А однажды поутру — резкое, словно бритвенно-ранящее, короткое и неожиданное Иваново сообщение — «У меня на днях мозговая операция! Врачи сказывают, что-то лишнее в голове появилось». И вопросительно, как всегда, шутливо­иронично, спросил: «Может, излишек мозга? Может, мозг не такой, какой нужен сегодня?»

Операция прошла сложно. Спасительно, но ненадолго. Вскоре потребовалась еще одна операция — особый скальпель… лучевой лазерный нож!

Наши телефонные беседы после операций становились все тише, тише, все реже и реже…
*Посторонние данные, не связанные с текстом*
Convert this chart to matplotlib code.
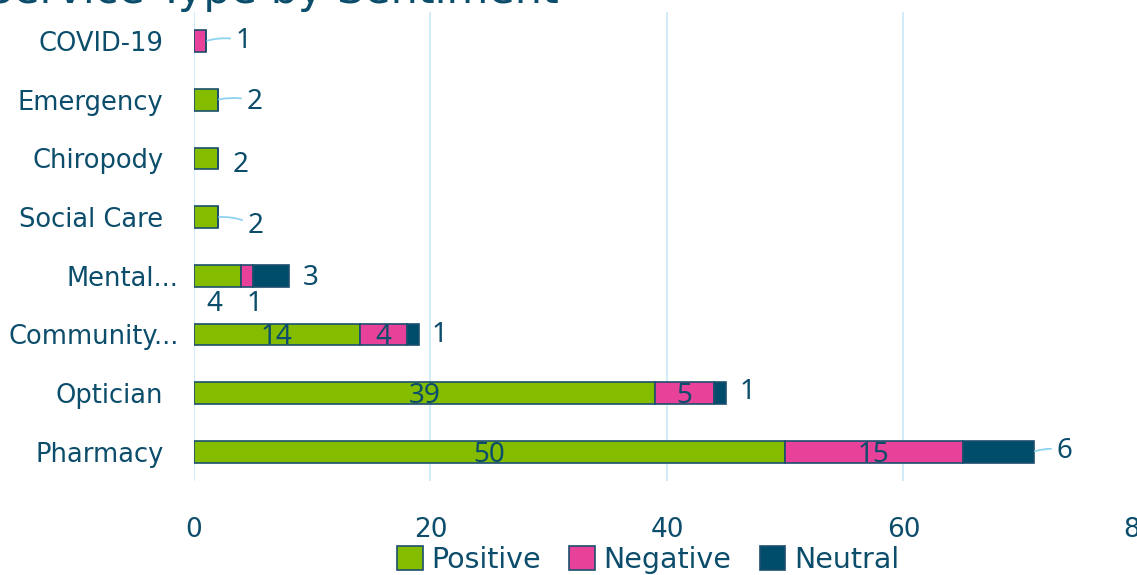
import matplotlib as mpl
import matplotlib.pyplot as plt
import matplotlib.transforms as mtrans
import numpy as np

mpl.rcParams["font.family"] = ["DejaVu Sans"]

categories = ["Pharmacy", "Optician", "Community...", "Mental...",
              "Social Care", "Chiropody", "Emergency", "COVID-19"]
positive = [50, 39, 14, 4, 2, 2, 2, 0]
negative = [15, 5, 4, 1, 0, 0, 0, 1]
neutral = [6, 1, 1, 3, 0, 0, 0, 0]

series = [("Positive", positive, "#84BD00"),
          ("Negative", negative, "#E8419A"),
          ("Neutral", neutral, "#004D6B")]

txt_col = "#0B4D6B"
edge_col = "#1C4F6E"
grid_col = "#C9E9F8"
leader_col = "#8FD3F0"

# end label offsets (pixels) and whether a leader line is drawn
end_off = {"Pharmacy": (23, 1, True), "Optician": (13, 1, False),
           "Community...": (13, -1, False), "Mental...": (14, -2, False),
           "Social Care": (30, -9, True), "Chiropody": (15, -7, False),
           "Emergency": (29, -2, True), "COVID-19": (30, 0, True)}

fig = plt.figure(figsize=(11.37, 5.75), dpi=100)
ax = fig.add_axes([0.1706, 0.1635, 0.832, 0.816])

y = np.arange(len(categories))
left = np.zeros(len(categories))
for name, vals, col in series:
    vals = np.array(vals, dtype=float)
    ax.barh(y, vals, left=left, height=0.37, color=col, edgecolor=edge_col,
            linewidth=1.2, label=name, zorder=3)
    left += vals

# data labels
ends = left.copy()
for i, cat in enumerate(categories):
    start = 0
    segs = [(s[1][i]) for s in series]
    last = max(k for k, v in enumerate(segs) if v > 0)
    for k, v in enumerate(segs):
        if v == 0:
            continue
        if k == last:
            dx, dy, lead = end_off[cat]
            kw = {}
            if lead:
                kw["arrowprops"] = dict(arrowstyle="-", color=leader_col, lw=1.3,
                                        shrinkA=2, shrinkB=1,
                                        connectionstyle="arc3,rad=0.15")
            ax.annotate(str(v), xy=(ends[i], y[i]), xytext=(dx, dy),
                        textcoords="offset pixels", ha="left", va="center",
                        fontsize=20, color=txt_col, family=["Noto Sans"], **kw)
        else:
            if cat == "Mental...":
                off = (-3, -28) if k == 0 else (7, -28)
            else:
                off = (0, -3)
            ax.annotate(str(v), xy=(start + v / 2, y[i]), xytext=off,
                        textcoords="offset pixels", ha="center", va="center",
                        fontsize=20, color=txt_col, family=["Noto Sans"],
                        zorder=4)
        start += v

ax.set_xlim(0, 80)
ax.set_ylim(-0.5, len(categories) - 0.5)
ax.set_xticks([0, 20, 40, 60, 80])
ax.set_yticks(y)
ax.set_yticklabels(categories)
ax.tick_params(axis="x", length=0, pad=26, labelsize=19, labelcolor=txt_col)
ax.tick_params(axis="y", length=0, pad=22, labelsize=18.5, labelcolor=txt_col)
ax.grid(axis="x", color=grid_col, lw=1.2, zorder=0)
for s in ax.spines.values():
    s.set_visible(False)

# truncated labels sit a little further right
shift = mtrans.ScaledTranslation(15 / 100, 0, fig.dpi_scale_trans)
for lab in ax.get_yticklabels():
    if lab.get_text().endswith("..."):
        lab.set_transform(lab.get_transform() + shift)

fig.text(-0.012, 0.994, "Service Type by Sentiment", fontsize=31,
         color=txt_col, ha="left", va="baseline")

leg = fig.legend(loc="center", bbox_to_anchor=(0.57, 0.026), ncol=3,
                 frameon=False, fontsize=20.5, handlelength=0.9,
                 handleheight=0.9, handletextpad=0.3, columnspacing=1.0,
                 labelcolor=txt_col, borderaxespad=0)

fig.savefig("out.png", dpi=100)
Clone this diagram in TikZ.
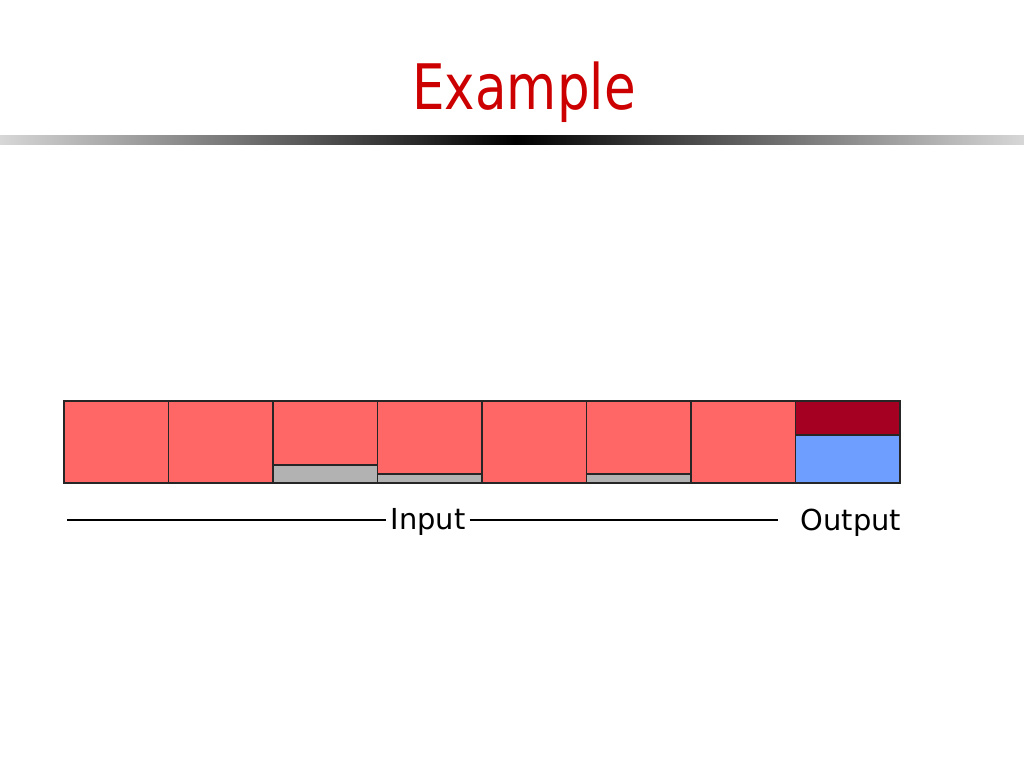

Иван Иванович Евсеенко (так случилось) похоронен на загороднем, дальнем от Воронежа Буденновском кладбище, но его образ неизменно — перед нашими глазами, как с нами и его мужественное, лиричное, ироничное слово. Слово единомышленника, товарища, друга. Слово большого художника.

 


Виктор Викторович Будаков родился в 1940 году в селе Нижний Карабут Россошанского района. Окончил историко-филологический факультет Воронежского государственного педагогического института. Прозаик, поэт, эссеист. Лауреат литературных премий им. И.А. Бунина, им. А.Т. Твардовского, им. Ф.И. Тютчева, премии журнала «Подъём» «Родная речь» и др. Основатель и редактор книжной серии «Отчий край». Почетный профессор ВГПУ. Заслуженный работник культуры РФ. Автор более 30 книг прозы и поэзии, 10-томного собрания сочинений. Член Союза писателей России. Живет в Воронеже.